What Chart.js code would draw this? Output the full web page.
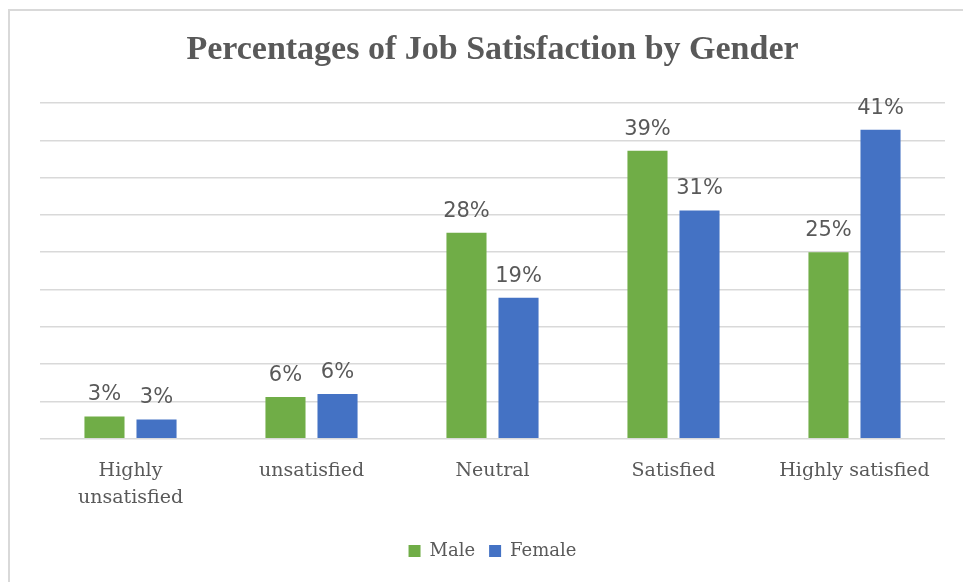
<!DOCTYPE html>
<html>
<head>
<meta charset="utf-8">
<script src="https://cdn.jsdelivr.net/npm/chart.js@4/dist/chart.umd.min.js"></script>
<style>
  html, body { margin: 0; padding: 0; background: #fff; overflow: hidden; }
  #frame {
    position: absolute; left: 8px; top: 9px; width: 1000px; height: 600px;
    border-top: 2px solid #d9d9d9; border-left: 2px solid #d9d9d9;
  }
  #wrap { position: absolute; left: 0; top: 0; width: 963px; height: 582px; }
</style>
</head>
<body>
<div id="frame"></div>
<div id="wrap"><canvas id="jobChart" width="963" height="582"></canvas></div>
<script>
// 満足度カテゴリ
const categories = [['Highly', 'unsatisfied'], 'unsatisfied', 'Neutral', 'Satisfied', 'Highly satisfied'];
// 男女別 (%)
const maleValues = [3.0, 5.6, 27.6, 38.6, 25.0];
const femaleValues = [2.6, 6.0, 18.9, 30.6, 41.4];
const yTicks = [0, 5, 10, 15, 20, 25, 30, 35, 40, 45];

const textColor = '#595959';

// バーの上にラベルを描く
const barLabels = {
  id: 'barLabels',
  afterDatasetsDraw(chart) {
    const ctx = chart.ctx;
    ctx.save();
    ctx.font = '21px "DejaVu Sans"';
    ctx.fillStyle = textColor;
    ctx.textAlign = 'center';
    ctx.textBaseline = 'alphabetic';
    chart.data.datasets.forEach((ds, i) => {
      chart.getDatasetMeta(i).data.forEach((bar, j) => {
        ctx.fillText(Math.round(ds.data[j]) + '%', bar.x, bar.y - 16);
      });
    });
    ctx.restore();
  }
};

const ctx = document.getElementById('jobChart');
const myChart = new Chart(ctx, {
  type: 'bar',
  data: {
    labels: categories,
    datasets: [{
      label: 'Male',
      data: maleValues,
      backgroundColor: '#70AD47',
      categoryPercentage: 0.575,
      barPercentage: 0.77
    }, {
      label: 'Female',
      data: femaleValues,
      backgroundColor: '#4472C4',
      categoryPercentage: 0.575,
      barPercentage: 0.77
    }]
  },
  options: {
    responsive: false,
    animation: false,
    layout: {
      padding: { left: 40, right: 18, top: 30, bottom: 12 }
    },
    scales: {
      x: {
        grid: { display: false },
        border: { display: false },
        afterFit: (axis) => { axis.height += 6; },
        ticks: {
          color: textColor,
          font: { family: '"DejaVu Serif"', size: 19, lineHeight: 1.4 },
          padding: 11,
          maxRotation: 0
        }
      },
      y: {
        display: true,
        min: 0,
        max: 45,
        afterBuildTicks: (axis) => { axis.ticks = yTicks.map(v => ({ value: v })); },
        grid: { color: '#d9d9d9', lineWidth: 1.5, drawTicks: false },
        border: { display: false },
        ticks: { display: false }
      }
    },
    plugins: {
      title: {
        display: true,
        text: 'Percentages of Job Satisfaction by Gender',
        color: textColor,
        font: { family: '"Liberation Serif"', size: 34, weight: 'bold' },
        padding: { top: 0, bottom: 32.2 }
      },
      legend: {
        position: 'bottom',
        labels: {
          color: textColor,
          font: { family: '"DejaVu Serif"', size: 18 },
          boxWidth: 12,
          boxHeight: 12,
          padding: 14
        }
      },
      tooltip: { enabled: false }
    }
  },
  plugins: [barLabels]
});
</script>
</body>
</html>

Exercise requirements » Give again, word for word, every line from the top of the data above to the line holding "const textColor = '#595959';", inclusive, with the pictures left out.

Solution to this problem »
What Chart.js code would draw this? Output the full web page.
<!DOCTYPE html>
<html>
<head>
<meta charset="utf-8">
<script src="https://cdn.jsdelivr.net/npm/chart.js@4/dist/chart.umd.min.js"></script>
<style>
  html, body { margin: 0; padding: 0; background: #fff; overflow: hidden; }
  #frame {
    position: absolute; left: 8px; top: 9px; width: 1000px; height: 600px;
    border-top: 2px solid #d9d9d9; border-left: 2px solid #d9d9d9;
  }
  #wrap { position: absolute; left: 0; top: 0; width: 963px; height: 582px; }
</style>
</head>
<body>
<div id="frame"></div>
<div id="wrap"><canvas id="jobChart" width="963" height="582"></canvas></div>
<script>
// 満足度カテゴリ
const categories = [['Highly', 'unsatisfied'], 'unsatisfied', 'Neutral', 'Satisfied', 'Highly satisfied'];
// 男女別 (%)
const maleValues = [3.0, 5.6, 27.6, 38.6, 25.0];
const femaleValues = [2.6, 6.0, 18.9, 30.6, 41.4];
const yTicks = [0, 5, 10, 15, 20, 25, 30, 35, 40, 45];

const textColor = '#595959';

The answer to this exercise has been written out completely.